### WHAT IS NEEDED
Look through the listing and locate every line containing the word "with"; copy those lines.

-- Begin DATA BLOCK --

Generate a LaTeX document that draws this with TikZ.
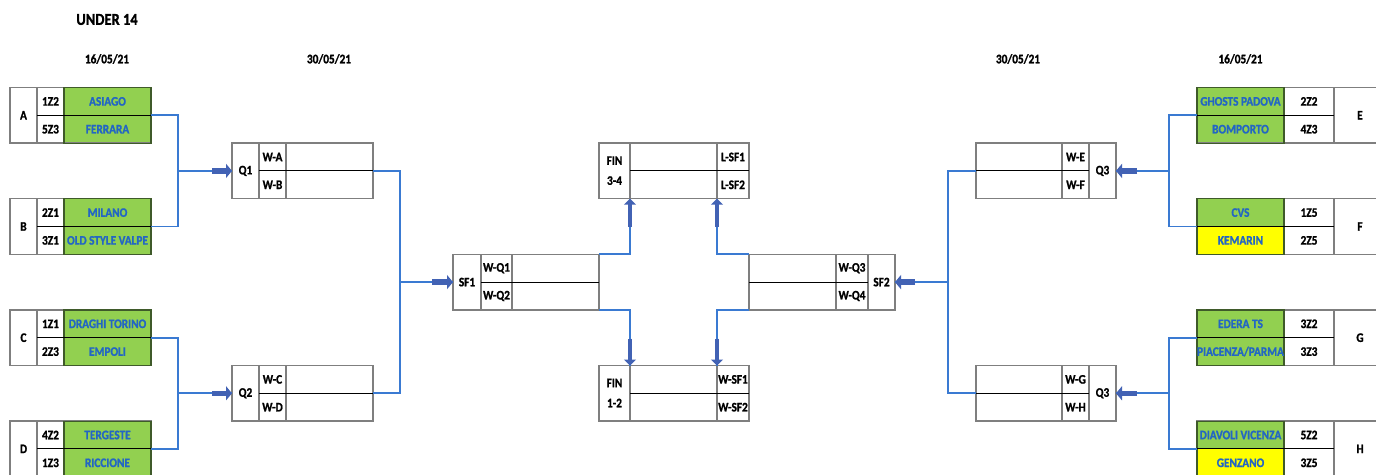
\documentclass[tikz,border=0pt]{standalone}
\usepackage{fontspec}
\setmainfont{Carlito}[BoldFont={Carlito Bold}, BoldFeatures={FakeBold=1.3}]
\usepackage{graphicx}
\usetikzlibrary{arrows.meta,calc}
\definecolor{cgreen}{HTML}{92D050}
\definecolor{cyellow}{HTML}{FFFF00}
\definecolor{tblue}{HTML}{2366C4}
\definecolor{lblue}{HTML}{3A7AD2}
\definecolor{ablue}{HTML}{4262B4}
\definecolor{fgray}{HTML}{7F7F7F}
\definecolor{gborder}{HTML}{3F5A2A}
\newcommand\vs[1]{\scalebox{1}[1.15]{#1}}
\tikzset{
 frame/.style={draw=fgray, line width=1.4pt, inner sep=0pt, outer sep=0pt, anchor=north west, minimum height=55.6pt},
 divider/.style={draw=fgray, line width=1.2pt},
 midline/.style={draw=black, line width=0.9pt},
 cellborder/.style={draw=gborder, line width=1.2pt},
 txt/.style={font=\fontsize{11.3}{13}\selectfont\bfseries, inner sep=0pt, text=black},
 team/.style={txt, text=tblue},
 conn/.style={draw=lblue, line width=1.8pt},
 harrow/.style={draw=ablue, line width=5.5pt, -{Triangle[length=6pt,width=14pt]}},
 varrow/.style={draw=ablue, line width=4.5pt, -{Triangle[length=6pt,width=12pt]}},
}
% left group: name, top, label, s1, t1, s2, t2, fill1, fill2
\newcommand\LGroup[9]{%
 \fill[#8] (64,#2) rectangle (151,#2+27.8);
 \fill[#9] (64,#2+27.8) rectangle (151,#2+55.6);
 \node[frame, minimum width=141pt] (#1) at (10,#2) {};
 \draw[cellborder] (64,#2) rectangle (151,#2+55.6);
 \draw[divider] (37,#2) -- (37,#2+55.6);
 \draw[midline] (37,#2+27.8) -- (151,#2+27.8);
 \node[txt] (#1-l) at (23.5,#2+27.8) {\vs{#3}};
 \node[txt] (#1-s1) at (50.5,#2+13.9) {\vs{#4}};
 \node[team] (#1-t1) at (107.5,#2+13.9) {\vs{#5}};
 \node[txt] (#1-s2) at (50.5,#2+41.7) {\vs{#6}};
 \node[team] (#1-t2) at (107.5,#2+41.7) {\vs{#7}};
}
% right group: name, top, label, s1, t1, s2, t2, fill1, fill2
\newcommand\RGroup[9]{%
 \fill[#8] (1197,#2) rectangle (1284,#2+27.8);
 \fill[#9] (1197,#2+27.8) rectangle (1284,#2+55.6);
 \node[frame, minimum width=189pt] (#1) at (1197,#2) {};
 \draw[cellborder] (1197,#2) rectangle (1284,#2+55.6);
 \draw[divider] (1334,#2) -- (1334,#2+55.6);
 \draw[midline] (1197,#2+27.8) -- (1334,#2+27.8);
 \node[txt] (#1-l) at (1360,#2+27.8) {\vs{#3}};
 \node[txt] (#1-s1) at (1309,#2+13.9) {\vs{#4}};
 \node[team] (#1-t1) at (1240.5,#2+13.9) {\vs{#5}};
 \node[txt] (#1-s2) at (1309,#2+41.7) {\vs{#6}};
 \node[team] (#1-t2) at (1240.5,#2+41.7) {\vs{#7}};
}
% box with label at left: name, top, xa, xb, xc, xd, label, r1, r2
\newcommand\BoxL[9]{%
 \node[frame, minimum width={(#6-#3)*1pt}] (#1) at (#3,#2) {};
 \draw[divider] (#4,#2) -- (#4,#2+55.6);
 \draw[divider] (#5,#2) -- (#5,#2+55.6);
 \draw[midline] (#4,#2+27.8) -- (#6,#2+27.8);
 \node[txt] (#1-l) at ({(#3+#4)/2},#2+27.8) {\vs{#7}};
 \node[txt] (#1-r1) at ({(#4+#5)/2},#2+13.9) {\vs{#8}};
 \node[txt] (#1-r2) at ({(#4+#5)/2},#2+41.7) {\vs{#9}};
}
% box with label at right
\newcommand\BoxR[9]{%
 \node[frame, minimum width={(#6-#3)*1pt}] (#1) at (#3,#2) {};
 \draw[divider] (#4,#2) -- (#4,#2+55.6);
 \draw[divider] (#5,#2) -- (#5,#2+55.6);
 \draw[midline] (#3,#2+27.8) -- (#5,#2+27.8);
 \node[txt] (#1-l) at ({(#5+#6)/2},#2+27.8) {\vs{#7}};
 \node[txt] (#1-r1) at ({(#4+#5)/2},#2+13.9) {\vs{#8}};
 \node[txt] (#1-r2) at ({(#4+#5)/2},#2+41.7) {\vs{#9}};
}
% final box: name, top, label2ndline, r1, r2
\newcommand\FinBox[5]{%
 \node[frame, minimum width=150pt] (#1) at (599,#2) {};
 \draw[divider] (630,#2) -- (630,#2+55.6);
 \draw[divider] (717,#2) -- (717,#2+55.6);
 \draw[midline] (630,#2+27.8) -- (749,#2+27.8);
 \node[txt] (#1-l1) at (614.5,#2+17.5) {\vs{FIN}};
 \node[txt] (#1-l2) at (614.5,#2+37.5) {\vs{#3}};
 \node[txt] (#1-r1) at (733,#2+13.9) {\vs{#4}};
 \node[txt] (#1-r2) at (733,#2+41.7) {\vs{#5}};
}
\begin{document}
\begin{tikzpicture}[x=1pt,y=-1pt]
\useasboundingbox (0,0) rectangle (1376,474);
\clip (0,0) rectangle (1376,474);
\fill[white] (0,0) rectangle (1376,474);
% headers
\node[txt, font=\fontsize{14.5}{16}\selectfont\bfseries] (title) at (107,19.5) {\vs{UNDER 14}};
\node[txt] (d1) at (107,59) {\vs{16/05/21}};
\node[txt] (d2) at (329,59) {\vs{30/05/21}};
\node[txt] (d3) at (1018,59) {\vs{30/05/21}};
\node[txt] (d4) at (1240.5,59) {\vs{16/05/21}};
% left groups
\LGroup{A}{87.5}{A}{1Z2}{ASIAGO}{5Z3}{FERRARA}{cgreen}{cgreen}
\LGroup{B}{198.7}{B}{2Z1}{MILANO}{3Z1}{OLD STYLE VALPE}{cgreen}{cgreen}
\LGroup{C}{309.9}{C}{1Z1}{DRAGHI TORINO}{2Z3}{EMPOLI}{cgreen}{cgreen}
\LGroup{D}{421.1}{D}{4Z2}{TERGESTE}{1Z3}{RICCIONE}{cgreen}{cgreen}
% right groups
\RGroup{E}{87.5}{E}{2Z2}{GHOSTS PADOVA}{4Z3}{BOMPORTO}{cgreen}{cgreen}
\RGroup{F}{198.7}{F}{1Z5}{CVS}{2Z5}{KEMARIN}{cgreen}{cyellow}
\RGroup{G}{309.9}{G}{3Z2}{EDERA TS}{3Z3}{PIACENZA/PARMA}{cgreen}{cgreen}
\RGroup{H}{421.1}{H}{5Z2}{DIAVOLI VICENZA}{3Z5}{GENZANO}{cgreen}{cyellow}
% quarter finals
\BoxL{Q1}{143.1}{232}{259}{286}{373}{Q1}{W-A}{W-B}
\BoxL{Q2}{365.5}{232}{259}{286}{373}{Q2}{W-C}{W-D}
\BoxR{Q3a}{143.1}{976}{1062}{1089}{1116}{Q3}{W-E}{W-F}
\BoxR{Q3b}{365.5}{976}{1062}{1089}{1116}{Q3}{W-G}{W-H}
% semi finals
\BoxL{SF1}{254.3}{453}{481}{512}{599}{SF1}{W-Q1}{W-Q2}
\BoxR{SF2}{254.3}{749}{836}{868}{895}{SF2}{W-Q3}{W-Q4}
% finals
\FinBox{F34}{143.1}{3-4}{L-SF1}{L-SF2}
\FinBox{F12}{365.5}{1-2}{W-SF1}{W-SF2}
\coordinate (F34L) at (630,198.7);
\coordinate (F34R) at (717,198.7);
\coordinate (F12L) at (630,365.5);
\coordinate (F12R) at (717,365.5);
% connectors left
\draw[conn] (A.east) -- ++(27,0) coordinate (tA) |- (B.east);
\draw[conn] (tA |- Q1.west) -- (Q1.west);
\draw[harrow] ([xshift=-20pt]Q1.west) -- (Q1.west);
\draw[conn] (C.east) -- ++(27,0) coordinate (tC) |- (D.east);
\draw[conn] (tC |- Q2.west) -- (Q2.west);
\draw[harrow] ([xshift=-20pt]Q2.west) -- (Q2.west);
\draw[conn] (Q1.east) -- ++(27,0) coordinate (tQ1) |- (Q2.east);
\draw[conn] (tQ1 |- SF1.west) -- (SF1.west);
\draw[harrow] ([xshift=-21pt]SF1.west) -- (SF1.west);
% connectors right
\draw[conn] (E.west) -- ++(-27.7,0) coordinate (tE) |- (F.west);
\draw[conn] (tE |- Q3a.east) -- (Q3a.east);
\draw[harrow] ([xshift=21pt]Q3a.east) -- (Q3a.east);
\draw[conn] (G.west) -- ++(-27.7,0) coordinate (tG) |- (H.west);
\draw[conn] (tG |- Q3b.east) -- (Q3b.east);
\draw[harrow] ([xshift=21pt]Q3b.east) -- (Q3b.east);
\draw[conn] (Q3a.west) -- ++(-27.7,0) coordinate (tQ3) |- (Q3b.west);
\draw[conn] (tQ3 |- SF2.east) -- (SF2.east);
\draw[harrow] ([xshift=20pt]SF2.east) -- (SF2.east);
% connectors to finals
\draw[conn] (SF1.north east) -| (F34L);
\draw[varrow] ([yshift=-28pt]F34L) -- (F34L);
\draw[conn] (SF1.south east) -| (F12L);
\draw[varrow] ([yshift=27pt]F12L) -- (F12L);
\draw[conn] (SF2.north west) -| (F34R);
\draw[varrow] ([yshift=-28pt]F34R) -- (F34R);
\draw[conn] (SF2.south west) -| (F12R);
\draw[varrow] ([yshift=27pt]F12R) -- (F12R);
\end{tikzpicture}
\end{document}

-- End DATA BLOCK --

### RESULT
Generate a LaTeX document that draws this with TikZ.
% box with label at left: name, top, xa, xb, xc, xd, label, r1, r2
% box with label at right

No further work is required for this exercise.